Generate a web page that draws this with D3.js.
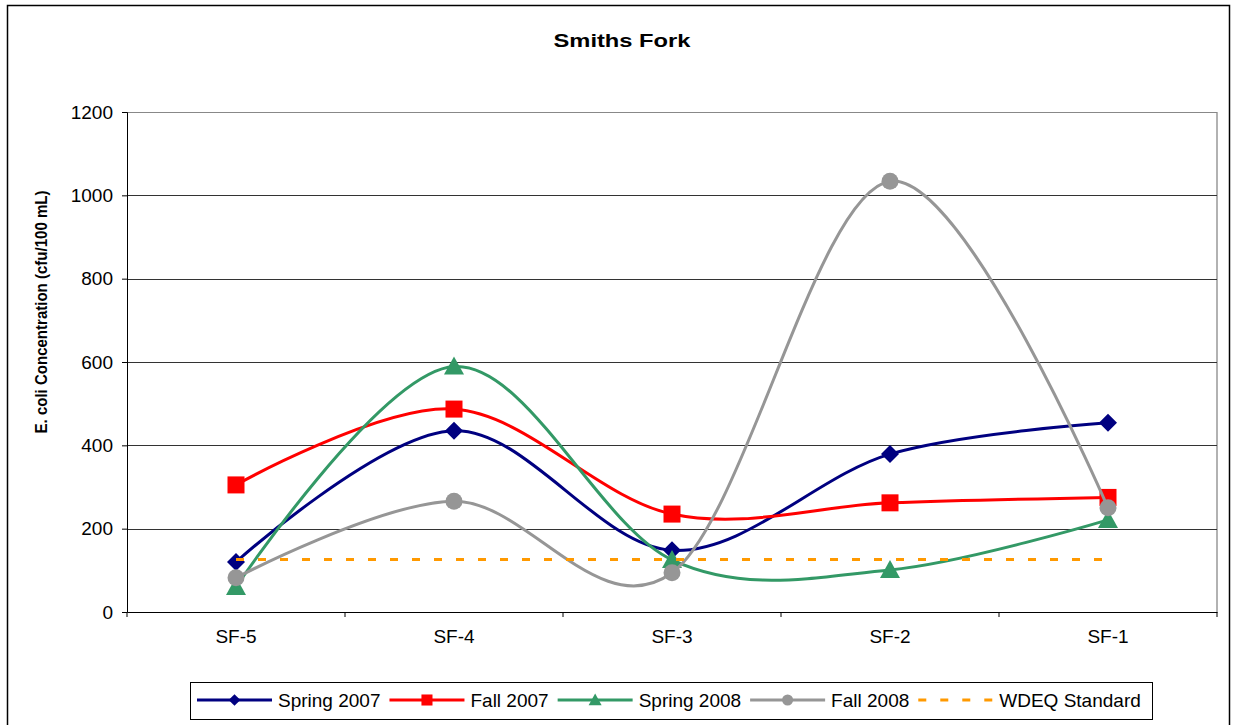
<!DOCTYPE html>
<html>
<head>
<meta charset="utf-8">
<script src="https://cdn.jsdelivr.net/npm/d3@7"></script>
<style>
  body { margin: 0; background: #fff; }
  text { font-family: "Liberation Sans", Arial, sans-serif; fill: #000; }
</style>
</head>
<body>
<div id="app"></div>
<script>
// data
const sites = ["SF-5", "SF-4", "SF-3", "SF-2", "SF-1"];
const spring2007 = [120, 435, 148, 379, 454];
const fall2007 = [305, 487, 235, 262, 275];
const spring2008 = [60, 589, 125, 101, 221];
const fall2008 = [82, 266, 94, 1034, 250];
const wdeq = [126, 126, 126, 126, 126];
const yTicks = [0, 200, 400, 600, 800, 1000, 1200];

const series = [
    { name: "Spring 2007", values: spring2007, color: "#000080", marker: "diamond", smooth: true },
    { name: "Fall 2007", values: fall2007, color: "#FF0000", marker: "square", smooth: true },
    { name: "Spring 2008", values: spring2008, color: "#339966", marker: "triangle", smooth: true },
    { name: "Fall 2008", values: fall2008, color: "#969696", marker: "circle", smooth: true },
    { name: "WDEQ Standard", values: wdeq, color: "#FF9900", marker: null, dash: "8,14" },
];

const W = 1235, H = 725;
const plot = { left: 127, right: 1217, top: 112, bottom: 612 };

const svg = d3.select("#app").append("svg")
    .attr("width", W)
    .attr("height", H);

// outer chart border
svg.append("rect")
    .attr("x", 7.5).attr("y", 5.5)
    .attr("width", 1222).attr("height", 740)
    .attr("fill", "none").attr("stroke", "#000").attr("stroke-width", 1.5);

const x = d3.scaleBand().domain(sites).range([plot.left, plot.right]);
const y = d3.scaleLinear().domain([0, 1200]).range([plot.bottom, plot.top]);

// plot area border (right side grey)
svg.append("line")
    .attr("x1", plot.right).attr("x2", plot.right)
    .attr("y1", plot.top).attr("y2", plot.bottom)
    .attr("stroke", "#999").attr("stroke-width", 1.5);

// gridlines
svg.append("g")
    .selectAll("line")
    .data(yTicks.slice(1))
    .join("line")
    .attr("x1", plot.left).attr("x2", plot.right)
    .attr("y1", (d) => Math.round(y(d)) + 0.5).attr("y2", (d) => Math.round(y(d)) + 0.5)
    .attr("stroke", (d) => (d === 1200 ? "#888" : "#333"))
    .attr("stroke-width", 1);

// y axis
const yAxis = svg.append("g")
    .attr("transform", `translate(${plot.left},0)`)
    .call(d3.axisLeft(y).tickValues(yTicks).tickFormat(d3.format("d")).tickSize(5).tickPadding(9));
yAxis.attr("font-size", null).attr("font-family", null);
yAxis.select(".domain").attr("stroke", "#000");
yAxis.selectAll(".tick line").attr("stroke", "#000");
yAxis.selectAll("text").style("font-size", "19px");

// x axis with ticks between categories
const xAxis = svg.append("g")
    .attr("transform", `translate(0,${plot.bottom})`)
    .call(d3.axisBottom(x).tickSize(0).tickPadding(18));
xAxis.attr("font-size", null).attr("font-family", null);
xAxis.select(".domain").attr("stroke", "#000");
xAxis.selectAll("text").style("font-size", "19px");
svg.append("g")
    .selectAll("line")
    .data(sites.map((s) => x(s)).concat([plot.right]))
    .join("line")
    .attr("x1", (d) => d).attr("x2", (d) => d)
    .attr("y1", plot.bottom).attr("y2", plot.bottom + 5)
    .attr("stroke", "#000");

// title and y label
svg.append("text")
    .attr("x", 622).attr("y", 47)
    .attr("text-anchor", "middle")
    .attr("textLength", 137).attr("lengthAdjust", "spacingAndGlyphs")
    .style("font-size", "19px").style("font-weight", "bold")
    .text("Smiths Fork");

svg.append("text")
    .attr("transform", "translate(47,312) rotate(-90)")
    .attr("text-anchor", "middle")
    .attr("textLength", 243).attr("lengthAdjust", "spacingAndGlyphs")
    .style("font-size", "16px").style("font-weight", "bold")
    .text("E. coli Concentration (cfu/100 mL)");

const cx = (i) => x(sites[i]) + x.bandwidth() / 2;
const line = d3.line()
    .x((d, i) => cx(i))
    .y((d) => y(d))
    .curve(d3.curveCatmullRom.alpha(0));
const straight = d3.line().x((d, i) => cx(i)).y((d) => y(d));

function drawMarker(g, type, color) {
    if (type === "diamond") {
        g.append("path").attr("d", "M0,-9L9,0L0,9L-9,0Z").attr("fill", color);
    } else if (type === "square") {
        g.append("rect").attr("x", -8.5).attr("y", -8.5).attr("width", 17).attr("height", 17).attr("fill", color);
    } else if (type === "triangle") {
        g.append("path").attr("d", "M0,-10L10,8L-10,8Z").attr("fill", color);
    } else if (type === "circle") {
        g.append("circle").attr("r", 8.5).attr("fill", color);
    }
}

series.forEach((s) => {
    svg.append("path")
        .attr("d", s.smooth ? line(s.values) : straight(s.values))
        .attr("fill", "none")
        .attr("stroke", s.color)
        .attr("stroke-width", 3)
        .attr("stroke-dasharray", s.dash || null);
    if (s.marker) {
        s.values.forEach((v, i) => {
            const g = svg.append("g").attr("transform", `translate(${cx(i)},${y(v)})`);
            drawMarker(g, s.marker, s.color);
        });
    }
});

// legend
const legend = svg.append("g");
legend.append("rect")
    .attr("x", 190.5).attr("y", 682.5)
    .attr("width", 962).attr("height", 37)
    .attr("fill", "#fff").attr("stroke", "#000").attr("stroke-width", 1);
let lx = 197;
const ly = 700;
series.forEach((s) => {
    legend.append("line")
        .attr("x1", lx).attr("x2", lx + 75)
        .attr("y1", ly).attr("y2", ly)
        .attr("stroke", s.color).attr("stroke-width", 3)
        .attr("stroke-dasharray", s.dash || null);
    if (s.marker) {
        const g = legend.append("g").attr("transform", `translate(${lx + 37.5},${ly}) scale(0.65)`);
        drawMarker(g, s.marker, s.color);
    }
    const t = legend.append("text")
        .attr("x", lx + 81).attr("y", ly + 7)
        .style("font-size", "19px")
        .text(s.name);
    lx += 81 + t.node().getComputedTextLength() + 9;
});
</script>
</body>
</html>
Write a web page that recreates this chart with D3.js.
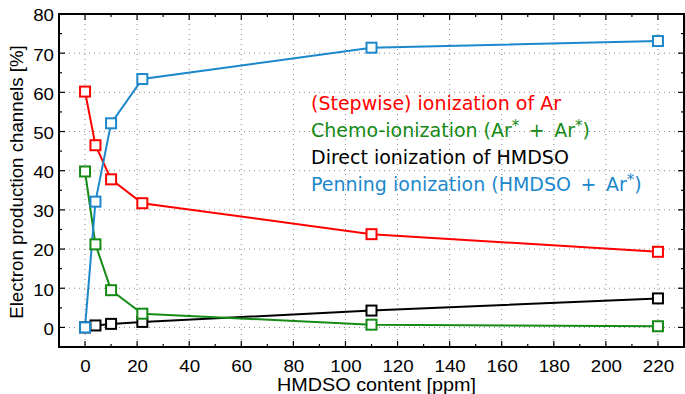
<!DOCTYPE html>
<html><head><meta charset="utf-8">
<script src="https://cdn.jsdelivr.net/npm/d3@7"></script>
<style>body{margin:0;background:#fff}svg{display:block}</style>
</head><body><svg id="c" width="685" height="394"></svg>
<script>
const xValues = [0, 4, 10, 22, 110, 220];
const stepwise = [60.2, 46.5, 37.8, 31.7, 23.8, 19.3];
const chemo = [39.8, 21.2, 9.5, 3.5, 0.7, 0.3];
const direct = [0, 0.5, 0.9, 1.4, 4.3, 7.4];
const penning = [0, 32.1, 52.1, 63.4, 71.4, 73.1];
const xTicks = [0,20,40,60,80,100,120,140,160,180,200,220];
const yTicks = [0,10,20,30,40,50,60,70,80];
// legend pieces: [text, superscript] segments
const seriesNames = [
  [["(Stepwise) ionization of Ar",""]],
  [["Chemo-ionization (Ar","*"],["\u2002+\u2002Ar","*"],[")",""]],
  [["Direct ionization of HMDSO",""]],
  [["Penning ionization (HMDSO\u2002+\u2002Ar","*"],[")",""]]
];
const colors = ["#ff0000","#158a15","#000000","#1c88cc"];

const svg = d3.select("#c");
const L=59,R=684,T=14,B=347;
const x = d3.scaleLinear().domain([-10,230]).range([L,R]);
const y = d3.scaleLinear().domain([-5,80]).range([B,T]);
const g = svg.append("g");
const SX = 1.15;

// grid
const grid = g.append("g").attr("stroke","#888").attr("stroke-width",1).attr("stroke-dasharray","1,4");
xTicks.forEach(t=>grid.append("line").attr("x1",x(t)).attr("x2",x(t)).attr("y1",T).attr("y2",B));
yTicks.forEach(t=>grid.append("line").attr("x1",L).attr("x2",R).attr("y1",y(t)).attr("y2",y(t)));

// axes
const fs = "16.3px";
const ax = g.append("g").attr("transform",`translate(0,${B})`).call(d3.axisBottom(x).tickValues(xTicks).tickSize(0).tickPadding(13));
ax.selectAll("text").attr("font-family","Liberation Sans, Arial, sans-serif").attr("font-size",fs).attr("fill","#000")
  .attr("transform",`scale(${SX},1)`);
ax.select(".domain").remove();
const ay = g.append("g").attr("transform",`translate(${L},0)`).call(d3.axisLeft(y).tickValues(yTicks).tickSize(0).tickPadding(0));
ay.selectAll("text").attr("font-family","Liberation Sans, Arial, sans-serif").attr("font-size",fs).attr("fill","#000")
  .attr("x",-5/SX).attr("dy","0.42em").attr("transform",`scale(${SX},1)`);
ay.select(".domain").remove();

// ticks inward on all sides
const tk = g.append("g").attr("stroke","#000").attr("stroke-width",1.2);
d3.range(-10,231,10).forEach(t=>{
  const len = t%20===0 ? 6 : 3;
  tk.append("line").attr("x1",x(t)).attr("x2",x(t)).attr("y1",B).attr("y2",B-len);
  tk.append("line").attr("x1",x(t)).attr("x2",x(t)).attr("y1",T).attr("y2",T+len);
});
d3.range(-5,81,5).forEach(t=>{
  const len = t%10===0 ? 6 : 3;
  tk.append("line").attr("y1",y(t)).attr("y2",y(t)).attr("x1",L).attr("x2",L+len);
  tk.append("line").attr("y1",y(t)).attr("y2",y(t)).attr("x1",R).attr("x2",R-len);
});
g.append("rect").attr("x",L).attr("y",T).attr("width",R-L).attr("height",B-T).attr("fill","none").attr("stroke","#000").attr("stroke-width",2);

// series
const all = [stepwise, chemo, direct, penning];
const order = [2,1,0,3];
order.forEach(i=>{
  const data = xValues.map((v,k)=>[v, all[i][k]]);
  g.append("path").datum(data).attr("fill","none").attr("stroke",colors[i]).attr("stroke-width",2)
    .attr("d", d3.line().x(d=>x(d[0])).y(d=>y(d[1])));
});
order.forEach(i=>{
  const data = xValues.map((v,k)=>[v, all[i][k]]);
  g.selectAll(null).data(data).enter().append("rect")
    .attr("x",d=>x(d[0])-5).attr("y",d=>y(d[1])-5).attr("width",10).attr("height",10)
    .attr("fill","#fff").attr("stroke",colors[i]).attr("stroke-width",2);
});

// legend
const leg = g.append("g").attr("font-family","DejaVu Sans, sans-serif").attr("font-size","19px");
seriesNames.forEach((segs,i)=>{
  const t = leg.append("text").attr("x",311).attr("y",109.5+i*27.2).attr("fill",colors[i]).attr("xml:space","preserve");
  let pending = 0;
  segs.forEach(([s,sup])=>{
    t.append("tspan").attr("dy",pending).text(s);
    pending = 0;
    if(sup){
      t.append("tspan").attr("dy",-6).attr("font-size","15px").text(sup);
      pending = 6;
    }
  });
});

// axis titles
g.append("text").attr("transform",`translate(${(L+R)/2 + 5},391) scale(1.1,1)`).attr("text-anchor","middle")
  .attr("font-family","Liberation Sans, Arial, sans-serif").attr("font-size","18px").text("HMDSO content [ppm]");
g.append("text").attr("transform",`translate(23,182) rotate(-90) scale(1.04,1)`).attr("text-anchor","middle")
  .attr("font-family","Liberation Sans, Arial, sans-serif").attr("font-size","18px").text("Electron production channels [%]");
</script></body></html>
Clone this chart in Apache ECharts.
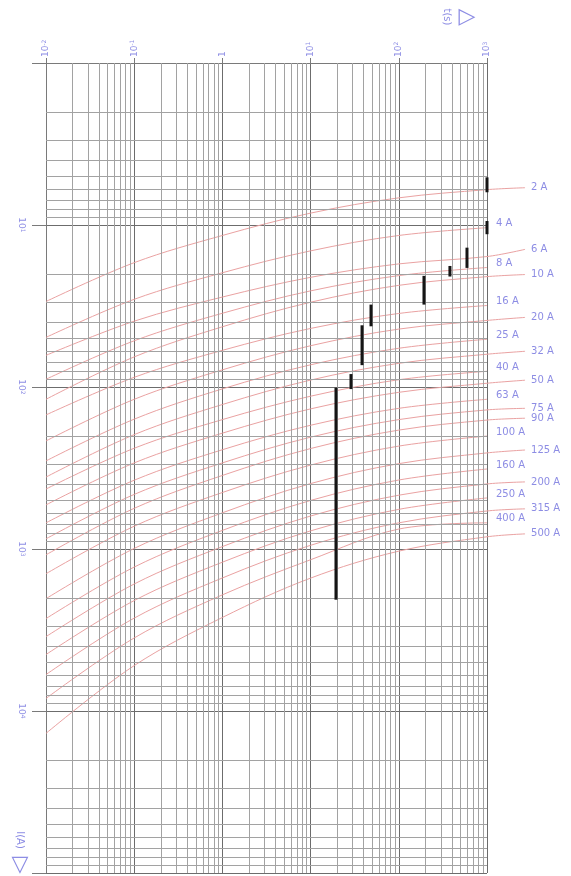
<!DOCTYPE html>
<html>
<head>
<meta charset="utf-8">
<script src="https://cdn.jsdelivr.net/npm/echarts@6/dist/echarts.min.js"></script>
<style>
html,body{margin:0;padding:0;background:#ffffff;}
#chart{width:571px;height:876px;}
</style>
</head>
<body>
<div id="chart"></div>
<script>
// ---------- DATA ----------
// time values (s) where curve currents were read (decade grid lines), plus the leader end
const curveTimes = [0.01, 0.1, 1, 10, 100, 1000];
const leaderTime = 2700;

const curveNames = ['2 A','4 A','6 A','8 A','10 A','16 A','20 A','25 A','32 A','40 A','50 A',
                    '63 A','75 A','90 A','100 A','125 A','160 A','200 A','250 A','315 A','400 A','500 A'];

// current (A) at each curve time; a 7th value is the end of the leader line to the label
const c2   = [29.3, 16.9, 11.5, 8.38, 6.75, 6.01, 5.85];
const c4   = [48.7, 28.4, 19.5, 14.3, 11.5, 10.3];
const c6   = [62.8, 38.7, 27.5, 20.8, 17.2, 15.5, 14.0];
const c8   = [88.1, 51.1, 34.6, 25.2, 20.3, 18.1];
const c10  = [117, 64.2, 41.9, 29.6, 23.3, 20.6, 20.0];
const c16  = [146, 85.7, 58.5, 42.9, 34.7, 31.0];
const c20  = [211, 117, 77.1, 54.8, 43.3, 38.3, 36.7];
const c25  = [280, 155, 101, 71.8, 56.8, 50.0];
const c32  = [352, 193, 126, 89.1, 70.3, 61.8, 59.3];
const c40  = [417, 234, 156, 112, 88.7, 78.7];
const c50  = [522, 288, 189, 134, 106, 93.2, 89.3];
const c63  = [673, 368, 239, 169, 133, 117];
const c75  = [844, 450, 288, 200, 156, 136, 133];
const c90  = [1059, 548, 344, 235, 181, 157, 153];
const c100 = [1384, 706, 438, 297, 227, 197];
const c125 = [1970, 967, 584, 386, 291, 250, 240];
const c160 = [2612, 1259, 749, 490, 367, 314];
const c200 = [3373, 1600, 942, 611, 455, 388, 377];
const c250 = [4345, 2023, 1175, 754, 556, 473];
const c315 = [5768, 2594, 1469, 925, 673, 569, 552];
const c400 = [8091, 3436, 1866, 1135, 735, 673];
const c500 = [13270, 5080, 2570, 1472, 1005, 820, 787];

// black gate bars: time (s), lower and upper current (A)
const barTimes = [1000, 1000, 593, 380, 193, 48.4, 38.3, 28.7, 19.4];
const barLow   = [5.08, 9.45, 13.8, 17.9, 20.6, 31.0, 41.6, 83.2, 101];
const barHigh  = [6.28, 11.4, 18.4, 20.8, 31.0, 42.2, 73.3, 103, 2056];

// grid tick values
const timeDecades = [0.01, 0.1, 1, 10, 100];
const currentDecades = [1, 10, 100, 1000, 10000];
const minorMultipliers = [2, 3, 4, 5, 6, 7, 8, 9];

// ---------- CHART ----------
const curves = [c2,c4,c6,c8,c10,c16,c20,c25,c32,c40,c50,c63,c75,c90,c100,c125,c160,c200,c250,c315,c400,c500];
const labelColor = '#8d8de4';
const curveColor = '#eaa2a2';

// plot geometry: 5 time decades over 441 px, 5 current decades over 815 px
const plotLeft = 46, plotTop = 63, plotW = 441, plotH = 815;
const timeMin = 0.01, timeMax = 1000;
const wideTimeMax = Math.pow(10, 3.5);           // overlay axis reaching past the grid for leaders
const wideW = plotW * 5.5 / 5;

function sci(v) {
  const e = Math.round(Math.log10(v));
  if (e === 0) return '{b|1}';
  return '{b|10}{s|' + e + '}';
}
const rich = {
  b: {fontSize: 9, color: labelColor, fontFamily: 'DejaVu Sans'},
  s: {fontSize: 6, color: labelColor, fontFamily: 'DejaVu Sans', verticalAlign: 'top', padding: [0,0,4,0]}
};

const minorX = [];
timeDecades.forEach(d => minorMultipliers.forEach(m => minorX.push(d * m)));
const minorY = [];
currentDecades.forEach(d => minorMultipliers.forEach(m => minorY.push(d * m)));

const series = [];
series.push({
  type: 'line', data: [], silent: true, z: 1, xAxisIndex: 0, yAxisIndex: 0,
  markLine: {
    silent: true, symbol: ['none','none'], animation: false,
    label: {show: false},
    lineStyle: {color: '#a2a2a2', width: 1, type: 'solid'},
    emphasis: {disabled: true},
    data: minorX.map(v => ({xAxis: v})).concat(minorY.map(v => ({yAxis: v})))
  }
});

curves.forEach((arr, i) => {
  const data = curveTimes.map((t, k) => [t, arr[k]]);
  const extended = arr.length > curveTimes.length;
  if (extended) data.push([leaderTime, arr[curveTimes.length]]);
  series.push({
    type: 'line', name: curveNames[i], data: data, xAxisIndex: 1, yAxisIndex: 1,
    smooth: 0.35, symbol: 'none', clip: false, z: 3, silent: true,
    lineStyle: {color: curveColor, width: 1},
    endLabel: {
      show: true, formatter: curveNames[i], color: labelColor,
      fontSize: 10, fontFamily: 'DejaVu Sans', distance: extended ? 6 : 9,
      offset: extended ? [0, 0] : [0, -4]
    },
    animation: false
  });
});

barTimes.forEach((t, i) => {
  series.push({
    type: 'line', data: [[t, barLow[i]], [t, barHigh[i]]], xAxisIndex: 0, yAxisIndex: 0,
    symbol: 'none', z: 5, silent: true, clip: false,
    lineStyle: {color: '#151515', width: 3, cap: 'butt'},
    animation: false
  });
});

const chart = echarts.init(document.getElementById('chart'), null, {renderer: 'canvas'});
chart.setOption({
  animation: false,
  backgroundColor: '#ffffff',
  grid: [
    {left: plotLeft, top: plotTop, width: plotW, height: plotH, containLabel: false},
    {left: plotLeft, top: plotTop, width: wideW, height: plotH, containLabel: false}
  ],
  xAxis: [{
    type: 'log', logBase: 10, position: 'top', min: timeMin, max: timeMax, gridIndex: 0,
    axisLine: {show: true, lineStyle: {color: '#7a7a7a', width: 1}},
    axisTick: {show: true, length: 5, lineStyle: {color: '#7a7a7a'}},
    splitLine: {show: true, lineStyle: {color: '#6c6c6c', width: 1}},
    axisLabel: {rotate: -90, margin: 6, formatter: v => sci(v), rich: rich}
  }, {
    type: 'log', logBase: 10, position: 'top', min: timeMin, max: wideTimeMax, gridIndex: 1, show: false
  }],
  yAxis: [{
    type: 'log', logBase: 10, inverse: true, min: 1, max: 100000, gridIndex: 0,
    axisLine: {show: true, lineStyle: {color: '#7a7a7a', width: 1}},
    axisTick: {show: true, length: 14, lineStyle: {color: '#7a7a7a'}},
    splitLine: {show: true, lineStyle: {color: '#6c6c6c', width: 1}},
    axisLabel: {rotate: -90, margin: 20, formatter: v => (v <= 1 || v >= 100000) ? '' : sci(v), rich: rich}
  }, {
    type: 'log', logBase: 10, inverse: true, min: 1, max: 100000, gridIndex: 1, show: false
  }],
  graphic: [
    {type: 'text', x: 447, y: 17, rotation: -Math.PI / 2,
     style: {text: 't(s)', fill: labelColor, fontSize: 10, fontFamily: 'DejaVu Sans', align: 'center', verticalAlign: 'middle'}},
    {type: 'text', x: 467, y: 17,
     style: {text: '▷', fill: labelColor, fontSize: 22, fontFamily: 'DejaVu Sans', align: 'center', verticalAlign: 'middle'}},
    {type: 'text', x: 20, y: 840, rotation: -Math.PI / 2,
     style: {text: 'I(A)', fill: labelColor, fontSize: 10, fontFamily: 'DejaVu Sans', align: 'center', verticalAlign: 'middle'}},
    {type: 'text', x: 20, y: 865,
     style: {text: '▽', fill: labelColor, fontSize: 22, fontFamily: 'DejaVu Sans', align: 'center', verticalAlign: 'middle'}}
  ],
  series: series
});
</script>
</body>
</html>
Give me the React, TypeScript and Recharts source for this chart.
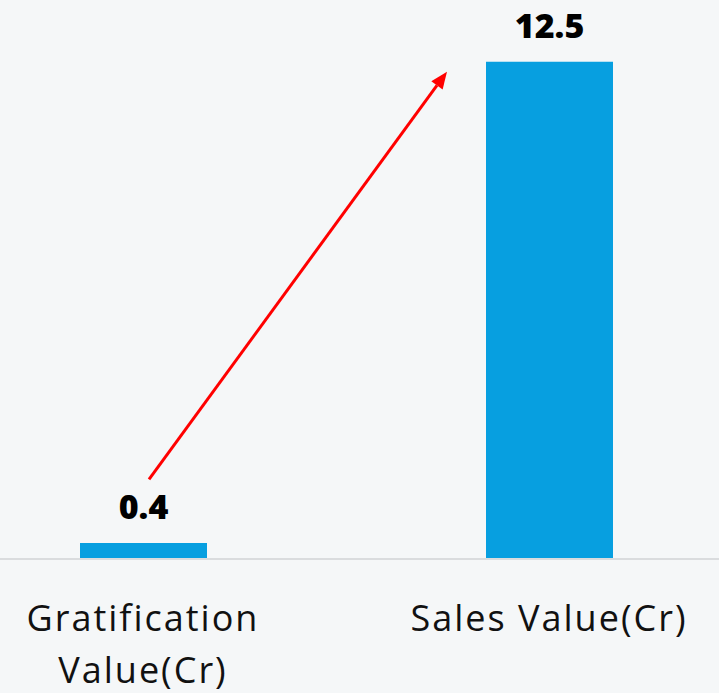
import { BarChart, Bar, XAxis, YAxis, LabelList, ReferenceLine } from "recharts";

const categories = ["Gratification Value(Cr)", "Sales Value(Cr)"];
const values = [0.4, 12.5];
const yMax = 14;
// arrow annotation, in value units
const arrowFrom = 2.0;
const arrowTo = 12.25;

const data = categories.map((name, i) => ({ name, value: values[i] }));

const FONT = "'Open Sans', sans-serif";

function wrap(label: string, max = 15) {
  const lines: string[] = [];
  let cur = "";
  label.split(" ").forEach(w => {
    const next = cur ? cur + " " + w : w;
    if (next.length > max && cur) {
      lines.push(cur);
      cur = w;
    } else cur = next;
  });
  if (cur) lines.push(cur);
  return lines;
}

function CategoryTick({ x, y, payload }: any) {
  const lines = wrap(payload.value);
  return (
    <text x={x} y={y} textAnchor="middle" fill="#111" fontSize={36} letterSpacing={2} fontFamily={FONT}>
      {lines.map((l, i) => (
        <tspan key={i} x={x} dy={i === 0 ? 72 : 52}>{l}</tspan>
      ))}
    </text>
  );
}

function Arrow({ x1, y1, x2, y2 }: any) {
  const sx = x1 + 6, sy = y1;
  const ex = x2 - 102, ey = y2;
  const len = Math.hypot(ex - sx, ey - sy);
  const ux = (ex - sx) / len, uy = (ey - sy) / len;
  const head = 17, half = 7;
  const bx = ex - ux * head, by = ey - uy * head;
  const pts = `${ex},${ey} ${bx - uy * half},${by + ux * half} ${bx + uy * half},${by - ux * half}`;
  return (
    <g>
      <line x1={sx} y1={sy} x2={bx} y2={by} stroke="#ff0000" strokeWidth={3} />
      <polygon points={pts} fill="#ff0000" />
    </g>
  );
}

export default function App() {
  return (
    <div style={{ position: "absolute", left: 0, top: 0, width: 719, height: 693, overflow: "hidden", background: "#f5f7f8" }}>
      <div style={{ position: "absolute", left: -60, top: 0 }}>
        <BarChart width={812} height={693} data={data} margin={{ top: 2, right: 0, bottom: 0, left: 0 }}>
          <XAxis
            dataKey="name"
            height={134}
            interval={0}
            tickLine={false}
            tickSize={0}
            tickMargin={0}
            axisLine={{ stroke: "#dadcde", strokeWidth: 2 }}
            tick={<CategoryTick />}
          />
          <YAxis hide domain={[0, yMax]} />
          <Bar dataKey="value" fill="#079fe0" barSize={127} isAnimationActive={false}>
            <LabelList dataKey="value" position="top" offset={24} fill="#000" fontSize={34} fontWeight={800} fontFamily={FONT} />
          </Bar>
          <ReferenceLine
            segment={[{ x: categories[0], y: arrowFrom }, { x: categories[1], y: arrowTo }]}
            shape={<Arrow />}
          />
        </BarChart>
      </div>
    </div>
  );
}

WHAT IS ASKED:
Take the stretch from the line containing "Give me the" through the line containing "YAxis, LabelList, ReferenceLine" and reproduce it exactly, both ends included. Omit the pictures.

COMPLETED TASK:
Give me the React, TypeScript and Recharts source for this chart.
import { BarChart, Bar, XAxis, YAxis, LabelList, ReferenceLine } from "recharts";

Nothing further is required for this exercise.